SUPPLIED INFORMATION:
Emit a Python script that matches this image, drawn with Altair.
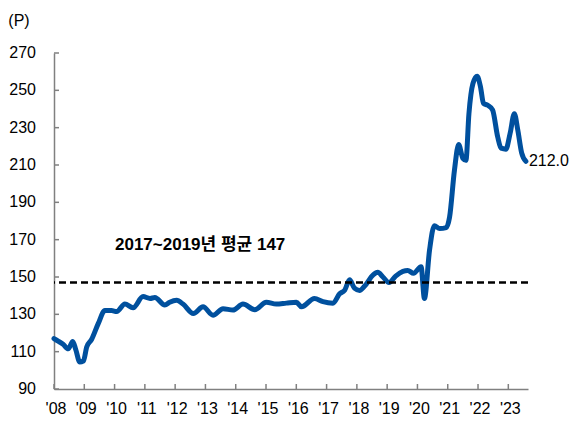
import altair as alt
import pandas as pd

# ---- data ----
years = [2008.0, 2008.15, 2008.3, 2008.47, 2008.62, 2008.72, 2008.85, 2008.97,
         2009.08, 2009.24, 2009.46, 2009.68, 2009.9, 2010.07, 2010.34, 2010.61,
         2010.94, 2011.17, 2011.33, 2011.66, 2011.82, 2012.05, 2012.26, 2012.6,
         2012.92, 2013.25, 2013.58, 2013.91, 2014.24, 2014.63, 2015.01, 2015.34,
         2015.67, 2016.0, 2016.17, 2016.6, 2016.88, 2017.21, 2017.43, 2017.6,
         2017.76, 2017.92, 2018.09, 2018.25, 2018.53, 2018.69, 2018.86, 2019.06,
         2019.28, 2019.52, 2019.68, 2019.87, 2020.12, 2020.23, 2020.4, 2020.56,
         2020.73, 2020.95, 2021.06, 2021.22, 2021.36, 2021.5, 2021.6, 2021.7,
         2021.83, 2021.97, 2022.08, 2022.18, 2022.32, 2022.48, 2022.65, 2022.76,
         2022.92, 2023.06, 2023.2, 2023.31, 2023.44, 2023.58]
values = [117, 115.5, 114, 111.5, 115.5, 111, 104.5, 105,
          112.5, 116.5, 125, 132, 132, 131.5, 135.5, 133.5,
          139.5, 138.5, 139, 135, 136.5, 137.5, 135.5, 130.5,
          134, 129.5, 133, 132.3, 135.5, 132.5, 136.5, 135.5,
          136, 136.5, 134, 138.5, 136.8, 136, 141, 143,
          148.5, 144, 142.8, 145, 151, 152.5, 150, 147,
          150.5, 153, 153.5, 152, 155.5, 138.5, 164.5, 177.5,
          176, 176.5, 182, 207, 221, 213.5, 212.5, 237.5,
          253.5, 257.5, 252, 243, 242, 239.5, 225, 219,
          218.5, 227, 237.5, 229, 216.5, 212]
y_ticks = [90, 110, 130, 150, 170, 190, 210, 230, 250, 270]
x_ticks = list(range(2008, 2024))
x_tick_labels = ["'08", "'09", "'10", "'11", "'12", "'13", "'14", "'15",
                 "'16", "'17", "'18", "'19", "'20", "'21", "'22", "'23"]
avg_value = [147]
avg_label = ["2017~2019년 평균 147"]
last_label = ["212.0"]
unit_label = ["(P)"]

df = pd.DataFrame({"t": years, "v": values})
last = df.tail(1).assign(s=last_label)
yt = pd.DataFrame({"v": y_ticks, "s": [str(v) for v in y_ticks]})
xt = pd.DataFrame({"t": x_ticks, "s": x_tick_labels})

FONT = "Liberation Sans, Arial, Noto Sans CJK KR"
FS = 16
W, H = 474, 336
xs = alt.Scale(domain=[2008, 2023.65], nice=False, zero=False)
ys = alt.Scale(domain=[90, 270], nice=False, zero=False)
ax = alt.Axis(labels=False, ticks=False, grid=False, domainColor="#808080",
              domainWidth=1.5, title=None)

line = alt.Chart(df).mark_line(
    color="#00509E", strokeWidth=5, interpolate="monotone", strokeCap="round"
).encode(
    x=alt.X("t:Q", scale=xs, axis=ax),
    y=alt.Y("v:Q", scale=ys, axis=ax),
)

ytick = alt.Chart(yt).mark_rule(color="#808080", strokeWidth=1.5).encode(
    y=alt.Y("v:Q", scale=ys), x=alt.value(0), x2=alt.value(5))

ylab = alt.Chart(yt).mark_text(
    align="right", baseline="middle", fontSize=FS, font=FONT, color="black"
).encode(y=alt.Y("v:Q", scale=ys), x=alt.value(-18), text="s:N")

xtick = alt.Chart(xt).mark_rule(color="#808080", strokeWidth=1.5).encode(
    x=alt.X("t:Q", scale=xs), y=alt.value(H), y2=alt.value(H - 5))

xlab = alt.Chart(xt).mark_text(
    align="center", baseline="middle", fontSize=FS, font=FONT, color="black", dx=2
).encode(x=alt.X("t:Q", scale=xs), y=alt.value(H + 20), text="s:N")

avg = alt.Chart(pd.DataFrame({"v": avg_value})).mark_rule(
    color="black", strokeWidth=2.5, strokeDash=[7, 4]
).encode(y=alt.Y("v:Q", scale=ys))

avg_text = alt.Chart(pd.DataFrame({"s": avg_label})).mark_text(
    align="left", baseline="middle", fontSize=17, fontWeight="bold", font=FONT, color="black"
).encode(text="s:N", x=alt.value(61), y=alt.value(192))

end_text = alt.Chart(last).mark_text(
    align="left", baseline="middle", dx=3, fontSize=FS, font=FONT, color="black"
).encode(x=alt.X("t:Q", scale=xs), y=alt.Y("v:Q", scale=ys), text="s:N")

unit_text = alt.Chart(pd.DataFrame({"s": unit_label})).mark_text(
    align="center", baseline="middle", fontSize=FS, font=FONT, color="black"
).encode(text="s:N", x=alt.value(-35), y=alt.value(-32))

chart = alt.layer(line, ytick, ylab, xtick, xlab, avg, avg_text, end_text, unit_text).properties(
    width=W, height=H,
    autosize=alt.AutoSizeParams(type="none"),
    padding={"left": 46, "top": 45, "right": 43, "bottom": 27},
).configure_view(stroke=None)

chart.save("out.html", embed_options={"renderer": "svg", "actions": False})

OBJECTIVE: Write out an exact copy of the listing, first line through the line containing "import pandas as pd", with the pictures left out.

OUTPUT OF THE TASK:
Emit a Python script that matches this image, drawn with Altair.
import altair as alt
import pandas as pd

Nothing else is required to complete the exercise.